Initiative fails to lure high-skilled foreigners

by Tomohiro Osaki

Staff Writer

After drawing too few applicants, a government-led initiative to attract “highly skilled foreigners” was overhauled Tuesday by the Justice Ministry.

Started in May 2012, the program is designed to shore up the thinning domestic labor force. Statistics from the National Institute of Population and Social Security Research show the population will plunge to about 90 million by 2050 from 127 million at present.

Foreign applicants receive “points” based on such criteria as academic achievement, career background and annual income. More than 70 points earns access to a raft of visa perks, such as the right to work no matter the visa status, visas for parents and housekeepers to care for children, and a fast track to permanent residence. Examples of highly skilled professionals include researchers, university professors, corporate executives and engineers.

While the ministry believed 2,000 foreign residents in Japan a year would qualify, only 700 had applied as of September, immigration bureau official Nobuko Fukuhara said.

The system has been criticized as setting too high a bar for applicants. For example, those under 30 years of age had to earn at least ¥3.4 million annually to qualify, while those over 40 needed to exceed ¥6 million.

With the changes Tuesday, anyone earning over ¥3 million is eligible. The minimum income requirement will be scrapped altogether for academics, who are at a disadvantage due to their relatively lower income.

In another move to help academics, their scholarly achievements will be given more points.

Bonus points will also be added for applicants’ Japanese language skills and experience studying at Japanese schools.

“We’re fully aware just giving foreigners visa perks wouldn’t be such a big incentive for them to come to Japan,” said Fukuhara, who noted Japan needs to adopt more fundamental reforms, such as raising salaries.

  • Steve Jackman

    There are two big problems that the Japanese government needs to address, before qualified foreign professionals will come to Japan.

    First, Japanese companies need to offer the same working conditions and job protections under Japanese labor laws to foreign workers, as they provide Japanese workers.

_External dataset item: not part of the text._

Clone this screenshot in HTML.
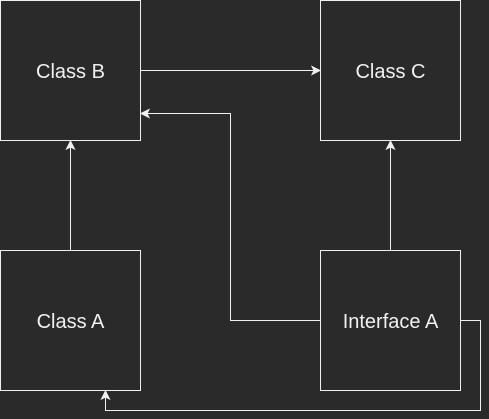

As things stand right now, it is well known within Japanese companies that even though foreign workers may be entitled to these rights on paper, in reality Japanese companies do not extend them to foreign workers like they do to Japanese workers. Furthermore, the Japanese government and the Ministry of Health, Labor and Welfare gives these companies their tacit approval to not protect the basic rights of foreign workers to secure employment and decent working conditions, and to ignore Japanese labor laws.

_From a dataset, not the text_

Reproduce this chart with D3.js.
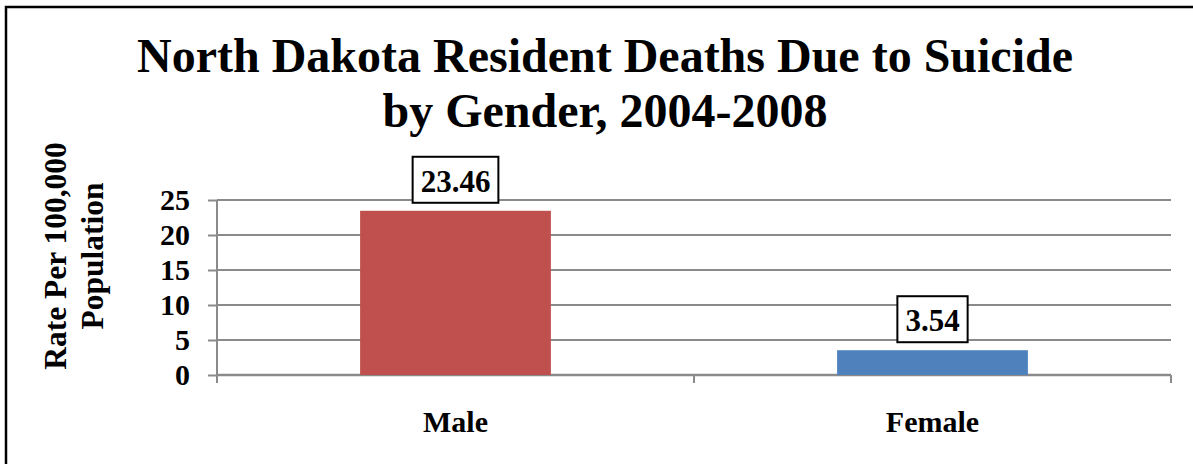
<!DOCTYPE html>
<html>
<head>
<meta charset="utf-8">
<script src="https://cdn.jsdelivr.net/npm/d3@7"></script>
<style>
  body { margin: 0; background: #fff; }
  svg text { font-family: "Liberation Serif", "Times New Roman", serif; font-weight: bold; fill: #000; }
</style>
</head>
<body>
<svg width="1193" height="464"></svg>
<script>
// Data
const categories = ["Male", "Female"];
const rates = [23.46, 3.54];
const barColors = ["#c0504d", "#4f81bd"];
const yTicks = [0, 5, 10, 15, 20, 25];
const titleLines = ["North Dakota Resident Deaths Due to Suicide", "by Gender, 2004-2008"];
const yTitleLines = ["Rate Per 100,000", "Population"];

const svg = d3.select("svg");

// outer frame (runs off the right and bottom edges)
svg.append("rect")
    .attr("x", 6).attr("y", 7)
    .attr("width", 1200).attr("height", 470)
    .attr("fill", "none")
    .attr("stroke", "#000")
    .attr("stroke-width", 2.5);

// Title
svg.append("g").selectAll("text")
    .data(titleLines)
  .enter().append("text")
    .attr("x", 605)
    .attr("y", (d, i) => 72 + i * 55)
    .attr("text-anchor", "middle")
    .style("font-size", "48px")
    .text(d => d);

// Scales
const x = d3.scaleBand()
    .domain(categories)
    .range([217, 1171])
    .paddingInner(0.6)
    .paddingOuter(0.3);

const y = d3.scaleLinear()
    .domain([0, 25])
    .range([375, 200]);

const gridColor = "#8a8a8a";

// gridlines
svg.append("g").selectAll("line")
    .data(yTicks.filter(d => d > 0))
  .enter().append("line")
    .attr("x1", 217).attr("x2", 1171)
    .attr("y1", d => y(d)).attr("y2", d => y(d))
    .attr("stroke", gridColor)
    .attr("stroke-width", 2);

// y axis
let yAxis = svg.append("g")
    .attr("transform", "translate(217,0)")
    .call(d3.axisLeft(y).tickValues(yTicks).tickSize(9).tickPadding(18));
yAxis.select(".domain").attr("stroke", gridColor).attr("stroke-width", 2)
    .attr("d", "M0," + y(25) + "V" + (y(0) + 8));
yAxis.selectAll(".tick line").attr("stroke", gridColor).attr("stroke-width", 2);
yAxis.selectAll(".tick text")
    .style("font-family", "Liberation Serif, serif")
    .style("font-weight", "bold")
    .style("font-size", "30px")
    .attr("fill", "#000");

// x axis
let xAxis = svg.append("g")
    .attr("transform", "translate(0," + y(0) + ")");
xAxis.append("line")
    .attr("x1", 217).attr("x2", 1171)
    .attr("stroke", gridColor).attr("stroke-width", 2.5);
xAxis.selectAll(".sep")
    .data([217, x("Female") - x.step() * x.paddingInner() / 2, 1171])
  .enter().append("line")
    .attr("x1", d => d).attr("x2", d => d)
    .attr("y1", 0).attr("y2", 8)
    .attr("stroke", gridColor).attr("stroke-width", 2);

svg.append("g").selectAll("text")
    .data(categories)
  .enter().append("text")
    .attr("x", d => x(d) + x.bandwidth() / 2)
    .attr("y", 432)
    .attr("text-anchor", "middle")
    .style("font-size", "30px")
    .text(d => d);

// y axis title
svg.append("g").selectAll("text")
    .data(yTitleLines)
  .enter().append("text")
    .attr("transform", (d, i) => "translate(" + (66 + i * 37) + ",256) rotate(-90)")
    .attr("text-anchor", "middle")
    .style("font-size", "31.5px")
    .text(d => d);

// bars
svg.append("g").selectAll("rect")
    .data(rates)
  .enter().append("rect")
    .attr("x", (d, i) => x(categories[i]))
    .attr("y", d => y(d))
    .attr("width", x.bandwidth())
    .attr("height", d => y(0) - y(d))
    .attr("fill", (d, i) => barColors[i]);

// value labels with boxes
let labels = svg.append("g").selectAll("g")
    .data(rates)
  .enter().append("g");
labels.append("rect").attr("class", "box");
labels.append("text")
    .attr("x", (d, i) => x(categories[i]) + x.bandwidth() / 2)
    .attr("y", d => y(d) - 19)
    .attr("text-anchor", "middle")
    .style("font-size", "31px")
    .text(d => d.toFixed(2));
labels.each(function () {
    let g = d3.select(this);
    let b = g.select("text").node().getBBox();
    g.select("rect")
        .attr("x", b.x - 8)
        .attr("width", b.width + 16)
        .attr("y", +g.select("text").attr("y") - 35)
        .attr("height", 46)
        .attr("fill", "#fff")
        .attr("stroke", "#000")
        .attr("stroke-width", 2);
});
</script>
</body>
</html>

    Second, the Japanese justice system needs to uphold Japanese labor laws in cases of foreign workers. The Japanese courts and lawyers do not currently protect the basic rights of foreign workers, which they are entitled to under Japanese labor laws. The Japanese courts and lawyers have to stop discriminating against foreign workers.

    Highly skilled foreign workers will come to Japan and stay here only if their basic right to job security under Japanese labor laws is protected by Japanese companies and its legal system. If they are exploited and their civil rights under the labor laws are violated, I do not see any way that these foreign workers will stay in Japan, even if, Japan is successful in initially attracting them here. It is vital for foreign workers to have basic job security and protections under the country’s labor laws, if they are to come and stay here for the long term.